Todos estos números nos ayudan a poner en perspectiva nuestra capacidad de acogida, pero también a preguntarnos cuáles son las condiciones que permiten que las personas no estén obligadas a migrar y a decidir libremente quedarse en su país o emprender la ruta migratoria. Una de esas condiciones es el acceso a una vida digna, lo que significa tener servicios públicos de calidad (salud, escuela, recreación), instituciones sólidas, democracia, respeto a los derechos humanos, paz social, trabajo digno y bien remunerado, red de familia y amigos, posibilidad de vivir una espiritualidad plena, entre muchos otros. Evidentemente, no hay un país “perfecto” que reúna todas estas condiciones, pero sí hay numerosos países que permiten que las personas puedan desarrollar todo su potencial humano, profesional y hasta espiritual. Con el mensaje del papa Francisco para esta Jornada Mundial del Migrante y del Refugiado también estamos invitados a reflexionar sobre cuáles son las responsabilidades que tienen los países que llamamos “desarrollados” (o del norte global) en el fenómeno que empuja a las personas a migrar y a preguntarnos cuáles son nuestras responsabilidades como sociedad. Por ejemplo, la presencia de multinacionales (compañías mineras, petroleras o hidroeléctricas) en los países de origen que además de extraer las riquezas naturales del país y explotar a la población local, produce éxodos masivos por la apropiación de la tierra; la venta de armas, la guerra y otros conflictos, el apoyo a dictaduras, la violación a los derechos humanos y el asesinato a los defensores de los mismos, las catástrofes naturales y la crisis ecológica, entre muchas otras más.
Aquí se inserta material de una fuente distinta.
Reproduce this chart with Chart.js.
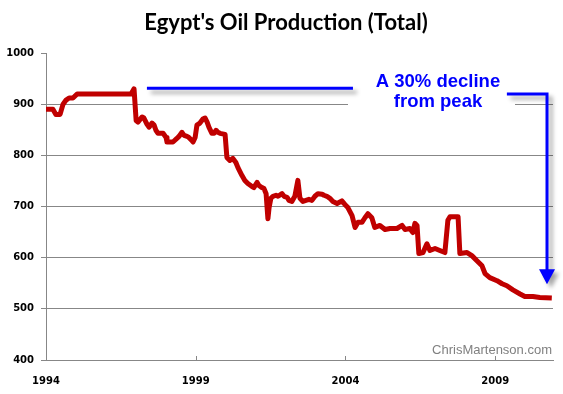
<!DOCTYPE html>
<html>
<head>
<meta charset="utf-8">
<script src="https://cdn.jsdelivr.net/npm/chart.js@4"></script>
<style>
  html, body { margin: 0; padding: 0; background: #fff; }
  canvas { display: block; }
</style>
</head>
<body>
<canvas id="oilchart" width="563" height="394"></canvas>
<script>
// decimal years (monthly-ish samples)
var years = [
  1994.00, 1994.23, 1994.33, 1994.47, 1994.57, 1994.67, 1994.77, 1994.90, 1995.04, 1996.84,
  1996.94, 1997.01, 1997.07, 1997.21, 1997.27, 1997.37, 1997.44, 1997.54, 1997.61, 1997.67,
  1997.74, 1997.91, 1998.01, 1998.04, 1998.24, 1998.37, 1998.44, 1998.54, 1998.61, 1998.71,
  1998.77, 1998.87, 1998.91, 1998.98, 1999.04, 1999.14, 1999.24, 1999.31, 1999.38, 1999.44,
  1999.54, 1999.61, 1999.68, 1999.74, 1999.81, 1999.98, 2000.04, 2000.14, 2000.24, 2000.34,
  2000.41, 2000.54, 2000.64, 2000.74, 2000.88, 2000.94, 2001.05, 2001.11, 2001.21, 2001.28,
  2001.35, 2001.41, 2001.45, 2001.51, 2001.58, 2001.68, 2001.75, 2001.88, 2001.95, 2002.05,
  2002.11, 2002.21, 2002.31, 2002.41, 2002.48, 2002.58, 2002.68, 2002.78, 2002.88, 2002.98,
  2003.08, 2003.22, 2003.28, 2003.38, 2003.48, 2003.58, 2003.72, 2003.88, 2003.98, 2004.08,
  2004.22, 2004.32, 2004.42, 2004.55, 2004.65, 2004.75, 2004.88, 2004.98, 2005.15, 2005.32,
  2005.49, 2005.72, 2005.89, 2005.99, 2006.15, 2006.25, 2006.32, 2006.39, 2006.45, 2006.59,
  2006.72, 2006.82, 2006.99, 2007.15, 2007.32, 2007.42, 2007.49, 2007.76, 2007.82, 2008.06,
  2008.22, 2008.39, 2008.56, 2008.66, 2008.82, 2009.06, 2009.23, 2009.39, 2009.59, 2009.83,
  2009.99, 2010.26, 2010.49, 2010.89
];
// thousand barrels per day
var production = [
  890, 890, 880, 880, 900, 908, 912, 912, 920, 920,
  930, 868, 865, 875, 873, 861, 855, 863, 859, 849,
  843, 843, 835, 826, 826, 833, 837, 845, 839, 837,
  835, 829, 826, 835, 859, 863, 871, 873, 865, 855,
  843, 843, 849, 845, 843, 841, 796, 790, 794, 786,
  776, 761, 751, 745, 739, 737, 747, 741, 737, 735,
  725, 676, 698, 716, 720, 722, 720, 725, 720, 718,
  712, 710, 720, 751, 716, 710, 712, 714, 712, 720,
  725, 724, 722, 720, 716, 710, 706, 711, 704, 698,
  682, 659, 669, 669, 678, 686, 678, 659, 663, 655,
  657, 657, 663, 655, 657, 649, 667, 663, 608, 610,
  627, 614, 618, 614, 610, 673, 680, 680, 608, 610,
  604, 594, 584, 569, 561, 555, 549, 545, 537, 529,
  524, 524, 522, 521
];
var xTickYears = [1994, 1999, 2004, 2009];
var yTickValues = [400, 500, 600, 700, 800, 900, 1000];

var gridGray = '#878787';
var labelFont = { family: 'DejaVu Sans', size: 10, weight: 'bold' };

var points = years.map(function(y, i) { return { x: y, y: production[i] }; });

// title, watermark and the blue "decline" call-out
var extras = {
  id: 'extras',
  afterDatasetsDraw: function(chart) {
    var ctx = chart.ctx;
    var xs = chart.scales.x, ys = chart.scales.y;
    var area = chart.chartArea;

    ctx.save();
    // inward tick marks on the date axis
    ctx.strokeStyle = gridGray;
    ctx.lineWidth = 1;
    xTickYears.forEach(function(t) {
      if (t === xTickYears[0]) return;
      var px = Math.round(xs.getPixelForValue(t)) + 0.5;
      ctx.beginPath();
      ctx.moveTo(px, area.bottom - 4);
      ctx.lineTo(px, area.bottom);
      ctx.stroke();
    });

    // title
    ctx.fillStyle = '#000';
    ctx.font = 'bold 22px Lato';
    ctx.textAlign = 'center';
    ctx.textBaseline = 'alphabetic';
    ctx.fillText("Egypt's Oil Production (Total)", 286, 30);

    // watermark
    ctx.fillStyle = '#808080';
    ctx.font = '13px "Liberation Sans"';
    ctx.textAlign = 'right';
    ctx.fillText('ChrisMartenson.com', 552, 354);

    // text box (white fill hides the gridline behind it)
    var boxX = xs.getPixelForValue(2007.09);
    ctx.fillStyle = '#fff';
    ctx.fillRect(boxX - 90, 64, 167, 48);
    ctx.fillStyle = '#0000ff';
    ctx.font = 'bold 18.5px "Liberation Sans"';
    ctx.textAlign = 'center';
    ctx.fillText('A 30% decline', boxX, 87);
    ctx.fillText('from peak', boxX, 107);

    // peak line and arrow with soft shadow
    ctx.shadowColor = 'rgba(0,0,0,0.35)';
    ctx.shadowBlur = 4;
    ctx.shadowOffsetX = 4;
    ctx.shadowOffsetY = 4;
    ctx.strokeStyle = '#0000ff';
    ctx.lineWidth = 3;
    ctx.beginPath();
    ctx.moveTo(xs.getPixelForValue(1997.37), ys.getPixelForValue(931));
    ctx.lineTo(xs.getPixelForValue(2004.25), ys.getPixelForValue(931));
    ctx.stroke();

    var ax0 = xs.getPixelForValue(2009.39);
    var ax1 = xs.getPixelForValue(2010.73);
    var ay0 = ys.getPixelForValue(920);
    var tip = ys.getPixelForValue(548);
    ctx.beginPath();
    ctx.moveTo(ax0, ay0);
    ctx.lineTo(ax1, ay0);
    ctx.lineTo(ax1, tip - 12);
    ctx.stroke();
    ctx.fillStyle = '#0000ff';
    ctx.beginPath();
    ctx.moveTo(ax1 - 8, tip - 15);
    ctx.lineTo(ax1 + 8, tip - 15);
    ctx.lineTo(ax1, tip);
    ctx.closePath();
    ctx.fill();
    ctx.restore();
  }
};

var chart = new Chart(document.getElementById('oilchart'), {
  type: 'line',
  data: {
    datasets: [{
      label: "Egypt's Oil Production (Total)",
      data: points,
      borderColor: '#c00000',
      borderWidth: 5,
      borderJoinStyle: 'round',
      borderCapStyle: 'butt',
      fill: false,
      tension: 0,
      pointRadius: 0
    }]
  },
  options: {
    responsive: false,
    animation: false,
    devicePixelRatio: 1,
    layout: { padding: { top: 53, right: 10, left: 0, bottom: 0 } },
    plugins: {
      legend: { display: false },
      tooltip: { enabled: false },
      title: { display: false }
    },
    scales: {
      x: {
        type: 'linear',
        min: 1994,
        max: 2010.93,
        afterBuildTicks: function(s) {
          s.ticks = xTickYears.map(function(v) { return { value: v }; });
        },
        afterFit: function(s) { s.height = 34; },
        grid: { drawOnChartArea: false, drawTicks: false },
        border: { color: gridGray, width: 1 },
        ticks: {
          padding: 15,
          autoSkip: false,
          maxRotation: 0,
          color: '#000',
          font: labelFont,
          callback: function(v) { return String(v); }
        }
      },
      y: {
        min: 400,
        max: 1000,
        afterBuildTicks: function(s) {
          s.ticks = yTickValues.map(function(v) { return { value: v }; });
        },
        afterFit: function(s) { s.width = 46; },
        grid: {
          color: function(c) {
            return c.tick && c.tick.value === 1000 ? 'rgba(0,0,0,0)' : gridGray;
          },
          tickColor: gridGray,
          tickLength: 5,
          lineWidth: 1
        },
        border: { color: gridGray, width: 1 },
        ticks: {
          padding: 7,
          color: '#000',
          font: labelFont,
          callback: function(v) { return String(v); }
        }
      }
    }
  },
  plugins: [extras]
});
</script>
</body>
</html>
De manera personal, estamos llamados replantearnos nuestros hábitos de consumo y nuestro modelo de vida occidental que tiene fuertes repercusiones en diferentes ámbitos de este redondo mundo; también, a revisar cuáles son los lugares en los que estamos comprometidos para aportar un granito de arena en la construcción de ese otro mundo posible, con los medios que tenemos y desde donde tenemos los pies plantados. De igual forma, debemos recordarles a nuestros estados que queremos vías de acceso legal y rutas migratorias seguras, desarrollar políticas públicas que garanticen una acogida digna, luchar contra los traficantes de personas, apoyar las misiones de rescate tanto en tierra como en el mar… Solo una voluntad política permitirá una respuesta colectiva de nuestros estados y ella podrá ser apoyada por la movilización de la sociedad civil; ambas son necesarias y complementarias.
No se trata de culpabilizarnos sino de hacernos responsables, porque todos dependemos de todos, todos estamos interrelacionados y todos nos necesitamos. Si queremos que la migración sea una opción libre y escogida, tenemos que preguntarnos qué tipo de mundo queremos construir: uno en el que las fronteras sean lugar de encuentro y no de muerte; uno en el que, en lugar de construir muros, tendamos puentes; uno en el que cada persona tenga vida digna y plena porque hay suficiente lugar y porque nos movemos para hacer lugar y compartirlo; uno en el que vayamos construyendo esa gran familia humana, en la que escojamos hacernos hermanos y hermanas de caminada, que abre las puertas de su casa y de su corazón, que reconoce en las personas migrantes, con sus historias y realidades propias, con sus esperanzas y sus tristezas, con su caminar y su resiliencia, no un problema ni un desafío, sino una oportunidad de construir algo nuevo juntos y de reconocer cómo Dios se va manifestando, en sus vidas y en las nuestras; y parafraseando al salmo 121, siendo testigos de ese buen Dios que va velando por nosotros, desde que emprendemos el camino, hasta que lleguemos.